Exercise – Pictures do not belong in the output. Reproduce exactly the lines from the start of the records through the line with "(a33) at (241,340)".

===

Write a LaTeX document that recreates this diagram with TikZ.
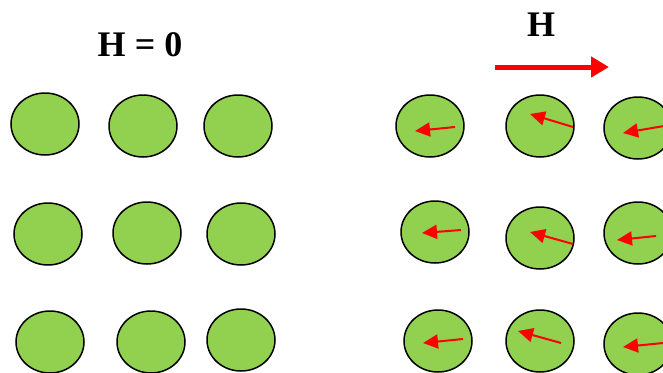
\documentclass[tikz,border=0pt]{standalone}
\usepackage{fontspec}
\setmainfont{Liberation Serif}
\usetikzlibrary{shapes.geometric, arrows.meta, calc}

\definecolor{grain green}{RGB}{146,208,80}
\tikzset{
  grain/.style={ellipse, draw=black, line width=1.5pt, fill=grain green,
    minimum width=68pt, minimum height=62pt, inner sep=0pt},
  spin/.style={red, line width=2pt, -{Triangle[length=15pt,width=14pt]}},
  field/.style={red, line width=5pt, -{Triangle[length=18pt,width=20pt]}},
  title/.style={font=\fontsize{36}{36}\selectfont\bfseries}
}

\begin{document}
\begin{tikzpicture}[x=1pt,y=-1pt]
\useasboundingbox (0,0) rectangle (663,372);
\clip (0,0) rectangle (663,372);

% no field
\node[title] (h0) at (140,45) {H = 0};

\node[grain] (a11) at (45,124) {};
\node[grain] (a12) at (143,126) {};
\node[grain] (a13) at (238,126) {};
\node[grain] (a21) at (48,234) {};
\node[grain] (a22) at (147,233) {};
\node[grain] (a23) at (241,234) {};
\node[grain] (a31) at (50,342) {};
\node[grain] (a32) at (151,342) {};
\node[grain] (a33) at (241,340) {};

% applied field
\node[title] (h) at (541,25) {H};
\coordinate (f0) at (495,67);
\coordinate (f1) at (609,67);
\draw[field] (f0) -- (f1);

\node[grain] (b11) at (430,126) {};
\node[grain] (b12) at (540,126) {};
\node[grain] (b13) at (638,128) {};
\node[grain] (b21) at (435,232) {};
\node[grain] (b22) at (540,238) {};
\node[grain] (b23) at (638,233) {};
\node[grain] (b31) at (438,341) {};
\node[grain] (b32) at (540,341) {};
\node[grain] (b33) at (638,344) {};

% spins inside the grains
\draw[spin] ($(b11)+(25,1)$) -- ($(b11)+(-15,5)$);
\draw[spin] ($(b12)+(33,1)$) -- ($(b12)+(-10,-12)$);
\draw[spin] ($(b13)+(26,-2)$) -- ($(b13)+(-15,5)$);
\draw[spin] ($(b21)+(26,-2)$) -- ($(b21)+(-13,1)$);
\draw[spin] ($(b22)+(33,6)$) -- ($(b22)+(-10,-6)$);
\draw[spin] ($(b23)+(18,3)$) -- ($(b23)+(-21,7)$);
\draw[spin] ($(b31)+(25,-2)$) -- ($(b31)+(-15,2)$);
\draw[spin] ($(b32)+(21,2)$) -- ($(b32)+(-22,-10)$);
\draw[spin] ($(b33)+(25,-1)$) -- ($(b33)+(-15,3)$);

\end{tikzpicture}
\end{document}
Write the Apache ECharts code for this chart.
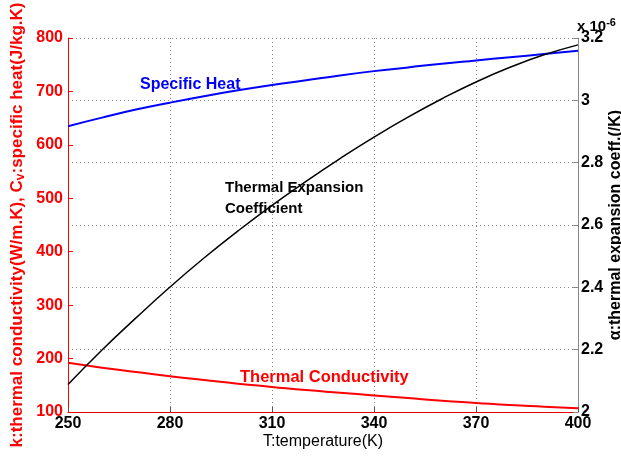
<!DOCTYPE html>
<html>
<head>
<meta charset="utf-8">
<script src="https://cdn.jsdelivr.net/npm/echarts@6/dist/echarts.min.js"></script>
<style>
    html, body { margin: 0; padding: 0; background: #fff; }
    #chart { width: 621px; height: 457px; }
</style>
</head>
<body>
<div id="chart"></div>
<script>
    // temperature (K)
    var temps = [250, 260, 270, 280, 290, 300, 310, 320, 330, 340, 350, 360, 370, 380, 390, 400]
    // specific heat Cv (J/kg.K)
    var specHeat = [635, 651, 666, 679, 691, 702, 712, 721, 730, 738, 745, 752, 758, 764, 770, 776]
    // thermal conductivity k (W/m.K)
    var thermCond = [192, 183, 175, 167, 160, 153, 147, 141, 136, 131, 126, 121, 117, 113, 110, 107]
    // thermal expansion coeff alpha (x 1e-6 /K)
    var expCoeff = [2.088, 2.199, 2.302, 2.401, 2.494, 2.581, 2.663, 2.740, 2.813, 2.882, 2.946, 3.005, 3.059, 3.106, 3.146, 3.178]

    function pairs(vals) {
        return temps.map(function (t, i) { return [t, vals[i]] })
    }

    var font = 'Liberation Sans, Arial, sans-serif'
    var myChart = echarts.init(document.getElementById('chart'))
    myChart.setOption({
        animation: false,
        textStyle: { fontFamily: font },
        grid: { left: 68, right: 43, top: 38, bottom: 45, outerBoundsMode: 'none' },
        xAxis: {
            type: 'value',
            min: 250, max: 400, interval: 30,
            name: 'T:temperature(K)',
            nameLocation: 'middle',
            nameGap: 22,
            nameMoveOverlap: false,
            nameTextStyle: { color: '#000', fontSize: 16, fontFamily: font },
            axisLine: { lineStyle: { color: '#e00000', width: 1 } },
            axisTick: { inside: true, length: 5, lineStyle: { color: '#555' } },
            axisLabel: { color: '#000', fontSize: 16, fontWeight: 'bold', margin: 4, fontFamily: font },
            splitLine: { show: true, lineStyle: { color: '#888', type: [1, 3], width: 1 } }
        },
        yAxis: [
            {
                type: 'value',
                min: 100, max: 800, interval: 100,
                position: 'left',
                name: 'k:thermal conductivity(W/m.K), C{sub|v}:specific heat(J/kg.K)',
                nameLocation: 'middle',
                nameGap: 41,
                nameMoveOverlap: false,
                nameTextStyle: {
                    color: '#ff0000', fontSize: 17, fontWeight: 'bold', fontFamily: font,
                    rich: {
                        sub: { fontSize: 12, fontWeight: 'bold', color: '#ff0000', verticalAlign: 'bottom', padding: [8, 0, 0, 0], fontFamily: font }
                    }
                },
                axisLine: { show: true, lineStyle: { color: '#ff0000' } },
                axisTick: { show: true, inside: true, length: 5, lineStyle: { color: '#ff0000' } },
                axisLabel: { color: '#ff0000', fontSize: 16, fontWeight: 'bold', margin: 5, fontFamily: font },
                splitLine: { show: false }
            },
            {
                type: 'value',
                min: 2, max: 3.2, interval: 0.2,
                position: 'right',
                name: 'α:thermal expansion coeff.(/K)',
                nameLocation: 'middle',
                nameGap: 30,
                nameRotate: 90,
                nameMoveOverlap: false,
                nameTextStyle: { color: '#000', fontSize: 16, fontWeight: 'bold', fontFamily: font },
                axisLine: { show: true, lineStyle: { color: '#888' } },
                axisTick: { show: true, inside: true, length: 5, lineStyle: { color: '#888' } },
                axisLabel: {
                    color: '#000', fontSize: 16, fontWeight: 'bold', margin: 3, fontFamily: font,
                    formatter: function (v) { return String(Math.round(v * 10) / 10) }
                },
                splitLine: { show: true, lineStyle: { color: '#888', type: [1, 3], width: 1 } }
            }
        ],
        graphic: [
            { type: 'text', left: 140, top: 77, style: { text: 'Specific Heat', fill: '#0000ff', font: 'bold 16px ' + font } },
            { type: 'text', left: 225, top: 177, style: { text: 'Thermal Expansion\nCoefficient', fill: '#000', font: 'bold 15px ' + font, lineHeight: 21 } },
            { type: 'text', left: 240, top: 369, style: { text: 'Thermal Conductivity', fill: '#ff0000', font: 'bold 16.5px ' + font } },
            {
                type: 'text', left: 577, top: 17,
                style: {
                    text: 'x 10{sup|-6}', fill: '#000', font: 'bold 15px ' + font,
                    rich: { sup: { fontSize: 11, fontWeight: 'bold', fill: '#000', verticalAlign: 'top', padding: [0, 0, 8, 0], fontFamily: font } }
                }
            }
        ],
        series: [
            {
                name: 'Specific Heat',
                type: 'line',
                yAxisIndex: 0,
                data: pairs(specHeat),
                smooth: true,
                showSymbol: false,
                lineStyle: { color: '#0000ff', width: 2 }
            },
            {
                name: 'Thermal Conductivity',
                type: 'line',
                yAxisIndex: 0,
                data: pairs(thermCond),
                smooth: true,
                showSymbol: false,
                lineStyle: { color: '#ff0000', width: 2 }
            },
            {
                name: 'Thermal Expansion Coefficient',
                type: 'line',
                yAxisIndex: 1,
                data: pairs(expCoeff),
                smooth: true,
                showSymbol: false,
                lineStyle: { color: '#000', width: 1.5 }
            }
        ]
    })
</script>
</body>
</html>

===

Exercise result –
Write a LaTeX document that recreates this diagram with TikZ.
\documentclass[tikz,border=0pt]{standalone}
\usepackage{fontspec}
\setmainfont{Liberation Serif}
\usetikzlibrary{shapes.geometric, arrows.meta, calc}

\definecolor{grain green}{RGB}{146,208,80}
\tikzset{
  grain/.style={ellipse, draw=black, line width=1.5pt, fill=grain green,
    minimum width=68pt, minimum height=62pt, inner sep=0pt},
  spin/.style={red, line width=2pt, -{Triangle[length=15pt,width=14pt]}},
  field/.style={red, line width=5pt, -{Triangle[length=18pt,width=20pt]}},
  title/.style={font=\fontsize{36}{36}\selectfont\bfseries}
}

\begin{document}
\begin{tikzpicture}[x=1pt,y=-1pt]
\useasboundingbox (0,0) rectangle (663,372);
\clip (0,0) rectangle (663,372);

% no field
\node[title] (h0) at (140,45) {H = 0};

\node[grain] (a11) at (45,124) {};
\node[grain] (a12) at (143,126) {};
\node[grain] (a13) at (238,126) {};
\node[grain] (a21) at (48,234) {};
\node[grain] (a22) at (147,233) {};
\node[grain] (a23) at (241,234) {};
\node[grain] (a31) at (50,342) {};
\node[grain] (a32) at (151,342) {};
\node[grain] (a33) at (241,340) {};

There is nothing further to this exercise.